Bi/Gay Heterosexually Married Men

Gay and bi men that stay married to women

For a variety of reasons, bi and gay men marry and choose to stay married to women. Publicly, family and socially it is easier. They get all the benefits of being married. Also, if a guy is bi, it is much less likely that he has taken the time to really immerse himself in the gay community to really have a deep exclusive emotional/sexual relationship with a man. So he is more likely to on many levels to just see it primarily as a sexual need.

For gay men that stay married, there are also many pressures to do so; religious, family, financial, and just plain old fear of the unknown. One of the earliest stereotypes of being gay is the alone gay man; the funny uncle that never gets to happiness. Most people have the ability to rationalize anything. To end any marriage/relationship especially one of any significant length, takes a lot of courage and a willingness to embrace the unknown. Also it means dealing with the negative internalized images of what it means to be gay and facing the negative images of others.

I have also seen a lot of men stay married in name or legally only to provide benefits for the wife. While I can understand the sentiment, it prevents the wife from moving on and tells her that she is not capable of taking care of herself. And it does not provide her with the incentive to do so. If there should come a time that a divorce is required, the man then has that many more years of marriage that is counted against him from an alimony perspective and divorces do not happen overnight. They can be very drawn out, expensive and emotional exhausting. If you are going to end a relationship, end it. It is kinder to all 99% of the time. Again it also prevents the man from being completely available. As same sex marriage and domestic partnerships become more common why would the gay man not be offering these benefits to his same sex partner? I believe this is a form of internalized homophobia to not be treating each relationship in the same way. What about inheritance, the right to make decisions when you are ill or incapacitated?
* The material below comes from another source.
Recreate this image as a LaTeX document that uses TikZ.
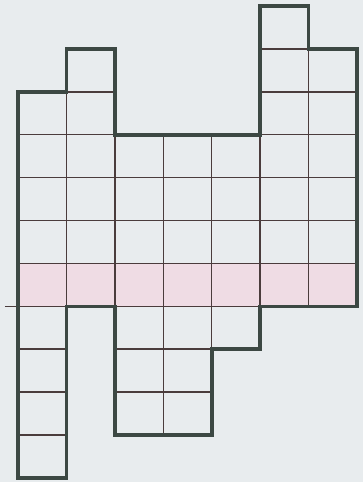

Staying married to the wife even in name only increasingly complicates a life already complicated enough.

A woman in a marriage just as a man deserves to be loved, wanted and desired. It is not fair to her either to stay in a loveless marriage of convenience, unless both agree to that. It is very painful to be in an empty relationship even if is not acknowledged or addressed. I recommend Amity Buxton’s The Other Side of the Closet to get a better picture of the straight spouse and the issues there.

There are two possible paths to being gay and staying married; one healthy and one unhealthy. First of all it is possible to be faithful and or monogamous in any relationship. If you are not getting your needs met then you either need to suck it up or choose another path. Infidelity does not break up relationships, dishonesty does. Bisexuality is not an excuse to be unfaithful.

The Healthy way

I believe that in order for a gay man to be heterosexually married and have a relationship with a man and I am talking more than sex on the side, the only healthy way to do it is polyamory. Only by having acknowledged relationships can there be the space to grow as people and as a relationship. Polyamory is not easy and it requires all be flexible and there be open ongoing communication. If a man must stay married to a woman and wants his relationships to be healthy I don’t see another option for having a same sex relationships as well.

The Unhealthy ways

There are many more possibilities here. Most who choose to have sex with men while still married to a woman will simply cheat on their wives. They will reduce being gay to simply having sex with men. To simply cheat or have an unacknowledged open relationship is to institutionalize the shame of homosexual sex. It belittles all parties and creates an inherent dishonesty. It stops emotional and personal growth. The price to ones self and partners is very high.

Whether it is an ongoing sexual contact with one person or a hook up in a bookstore, hotel, bathhouse or tea room, they all do the same damage to the self, relationship and others.

Some men create open relationships. On the surface this is a better option. It reduces at least one level of dishonesty, however again it treats the homosexual contact as just sex. It does not allow for or create the opportunity for a real relationship that deepens emotionally and creates trust and vulnerability. At best this creates the age-old situation of having a mistress. Why an open gay man would be comfortable or willing to settle for the crumbs of another relationship is the subject for another article. So what will happen if a married man falls in love with another man and wants a committed relationship? What would that look like if he is still married to a woman?

One option I have seen up close and I see ads for all the time is for two heterosexually married gay men looking for each other to create a secondary relationship that is generally thought to be a closed loop. Again the wives are generally unaware of the secondary relationship and I have seen the couples become best friends. Of course when the wives find out, it usually falls apart. Again the secrecy is damaging to all involved and unhealthy. Dishonesty, especially ongoing dishonesty is a cancer in all the relationships.